Engineering senior Sacha Best teaches Computer and Information Science 568, "Virtual Reality Practicum," twice a week. The class has around 20 students, although around 85 applied to take it.
“The goal of this Virtual Reality Practicum class is to take adept programmers and computer scientists and give them the background … to make VR, or virtual reality, application,” Best said. “So it’s targeted at people who have a good deal of experience, but maybe not in VR specifically, and to kind of catalyze them and give them a chance to see what the industry is like.”
Teaching a class as an undergraduate is not something the average Penn student might do. But Best is by no means a normal pupil.
“I came into Penn as a freshman and skipped 110, 120, and 121, which are the first three intro to computer science classes,” he said. “So I’ve taken classes seriously out of order, skipped some, bounced around the major a little bit.”
While the faculty loved Best’s pitch for the course, they had to figure out how to get around the fact that he was an undergraduate student. The ultimate solution was that they used a graduate course number and made Computer and Information Science professor Stephen Lane the instructor on record. Trung Le, who is a graduate student pursuing his master’s degree in computer graphics, is a co-instructor of the course.
“It’s essentially the best way we could address the student interest without breaking rules in the system,” Best said.
Lane, the director of the computer graphics and game technology master's program, has over 15 years of experience in the industry of virtual reality. But he said he believes Best’s young age contributes to his ability to teach the course.

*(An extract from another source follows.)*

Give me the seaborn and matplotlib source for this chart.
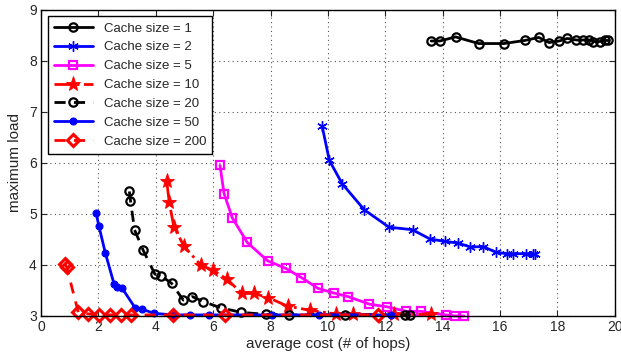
import matplotlib
matplotlib.use("Agg")
import matplotlib.pyplot as plt
import seaborn as sns
import pandas as pd

# ---- data ----
c1_x = [13.6, 13.9, 14.45, 15.26, 16.13, 16.86, 17.35, 17.71, 18.06, 18.35, 18.66, 18.9, 19.1, 19.24, 19.48, 19.65, 19.77]
c1_y = [8.39, 8.39, 8.47, 8.34, 8.34, 8.40, 8.46, 8.36, 8.39, 8.44, 8.41, 8.41, 8.41, 8.38, 8.38, 8.40, 8.40]

c2_x = [9.80, 10.05, 10.50, 11.27, 12.13, 12.95, 13.55, 14.08, 14.53, 14.97, 15.41, 15.85, 16.23, 16.46, 16.92, 17.15, 17.22]
c2_y = [6.72, 6.05, 5.59, 5.08, 4.74, 4.69, 4.51, 4.46, 4.43, 4.35, 4.36, 4.25, 4.22, 4.22, 4.22, 4.21, 4.21]

c5_x = [6.24, 6.38, 6.67, 7.19, 7.90, 8.54, 9.08, 9.66, 10.20, 10.70, 11.45, 12.05, 12.74, 13.23, 14.11, 14.42, 14.75]
c5_y = [5.95, 5.40, 4.92, 4.44, 4.08, 3.93, 3.75, 3.54, 3.45, 3.38, 3.23, 3.18, 3.09, 3.09, 3.02, 3.00, 3.00]

c10_x = [4.38, 4.47, 4.63, 4.98, 5.58, 5.99, 6.48, 7.01, 7.43, 7.92, 8.60, 9.39, 10.27, 10.88, 12.30, 13.58]
c10_y = [5.65, 5.23, 4.75, 4.37, 3.99, 3.90, 3.72, 3.44, 3.44, 3.36, 3.19, 3.11, 3.04, 3.03, 3.03, 3.03]

c20_x = [3.08, 3.12, 3.26, 3.56, 3.97, 4.20, 4.55, 4.96, 5.27, 5.66, 6.26, 6.98, 7.85, 8.63, 10.60, 12.68, 12.86]
c20_y = [5.44, 5.26, 4.69, 4.29, 3.82, 3.78, 3.64, 3.31, 3.38, 3.28, 3.16, 3.07, 3.03, 3.02, 3.02, 3.02, 3.02]

c50_x = [1.92, 2.02, 2.24, 2.55, 2.66, 2.82, 3.28, 3.53, 3.95, 4.61, 5.19, 5.87, 8.05, 9.70, 12.20]
c50_y = [5.02, 4.76, 4.24, 3.62, 3.57, 3.55, 3.16, 3.13, 3.05, 3.02, 3.02, 3.02, 3.02, 3.02, 3.02]

c200_x = [0.85, 0.90, 1.30, 1.65, 2.02, 2.40, 2.78, 3.14, 4.60, 6.42, 11.75]
c200_y = [4.02, 3.95, 3.07, 3.04, 3.02, 3.02, 3.02, 3.02, 3.02, 3.02, 3.02]

labels = ["Cache size = 1", "Cache size = 2", "Cache size = 5", "Cache size = 10",
          "Cache size = 20", "Cache size = 50", "Cache size = 200"]
xs = [c1_x, c2_x, c5_x, c10_x, c20_x, c50_x, c200_x]
ys = [c1_y, c2_y, c5_y, c10_y, c20_y, c50_y, c200_y]

x_ticks = [0, 2, 4, 6, 8, 10, 12, 14, 16, 18, 20]
y_ticks = [3, 4, 5, 6, 7, 8, 9]

colors = ["black", "blue", "magenta", "red", "black", "blue", "red"]
styles = [
    dict(linestyle="-", marker="o", markersize=6, markerfacecolor="none", markeredgewidth=1.6),
    dict(linestyle="-", marker=(6, 2, 0), markersize=7.5, markeredgewidth=1.0),
    dict(linestyle="-", marker="s", markersize=6, markerfacecolor="none", markeredgewidth=1.6),
    dict(linestyle="-.", marker="*", markersize=11, markeredgewidth=0.6),
    dict(linestyle=(0, (4, 3)), marker="o", markersize=6, markerfacecolor="none", markeredgewidth=1.6),
    dict(linestyle="-", marker="o", markersize=5, markeredgewidth=0.8),
    dict(linestyle=(0, (4, 3)), marker="D", markersize=6, markerfacecolor="none", markeredgewidth=2.2),
]

sns.set_style("ticks")
plt.rcParams["font.family"] = ["Liberation Sans", "DejaVu Sans"]

fig = plt.figure(figsize=(6.21, 3.53), dpi=100)
ax = fig.add_axes([0.066, 0.105, 0.924, 0.867])

for lab, x, y, col, st in zip(labels, xs, ys, colors, styles):
    df = pd.DataFrame({"x": x, "y": y})
    n0 = len(ax.lines)
    sns.lineplot(data=df, x="x", y="y", ax=ax, sort=False, estimator=None,
                 color=col, label=lab, linewidth=2.0)
    line = ax.lines[n0]
    line.set_linestyle(st["linestyle"])
    line.set_marker(st["marker"])
    line.set_markersize(st["markersize"])
    line.set_markeredgewidth(st["markeredgewidth"])
    line.set_markeredgecolor(col)
    line.set_markerfacecolor(st.get("markerfacecolor", col))
    line.set_color(col)
    line.set_linewidth(2.0)
    line.set_clip_on(False)

ax.set_xlim(0, 20)
ax.set_ylim(3, 9)
ax.set_xticks(x_ticks)
ax.set_yticks(y_ticks)
ax.set_xlabel("average cost (# of hops)", fontsize=11, labelpad=2)
ax.set_ylabel("maximum load", fontsize=11, labelpad=5)
ax.grid(True, linestyle=(0, (1, 3)), color="#555555", linewidth=0.8)
ax.tick_params(direction="in", top=True, right=True, labelsize=10, length=4, width=0.8, pad=3)
for sp in ax.spines.values():
    sp.set_visible(True)
    sp.set_color("black")
    sp.set_linewidth(1.0)

handles = ax.lines[:7]
leg = ax.legend(handles, labels, loc="upper left", fontsize=9.5, frameon=True, fancybox=False,
                framealpha=1, edgecolor="black", handlelength=3.0,
                borderaxespad=0.5, labelspacing=0.5, borderpad=0.45)
leg.get_frame().set_linewidth(1.0)

fig.savefig("out.png", dpi=100)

Lane added that he appreciates how Best is a former student of his and thus can assist him in finding the most helpful way to present information to students.
“By having Sacha involved with it now, that’s helping me kind of figure out, in a more efficient way, how to present this to students,” Lane said.
While Best is young, he certainly brings a breadth of experience to the classroom. He started his career at Activision working on the games "Call of Duty: Advanced Warfare" and "Destiny," then moved on to Walt Disney Animation Studios for a combination of VR and motion capture research. He most recently worked at SpaceX, where he created rocket-building software, as well as some confidential VR tools for machining visualization.
Engineering senior Davin Hazard is a student in Best’s class. She was eager to take it and said she feels that it will be very useful in her future.
“I’m finally being able to apply a lot of the techniques and things I’ve learned in a more tangible way and actually see it,” she said. “It’s been pretty cool.”
Hazard also recognizes the leg-up this class will give her once she graduates and enters the workforce.
“Not a lot of people have VR experience in college,” she said.
Best seconded that sentiment.
“The hope is that these students are gonna be way ahead of the curve,” he said.
Even though he is busy in his final semester at Penn, Best said he's grateful that the computer graphics department allowed him to teach his class.
“It’s the highlight of my week,” he said.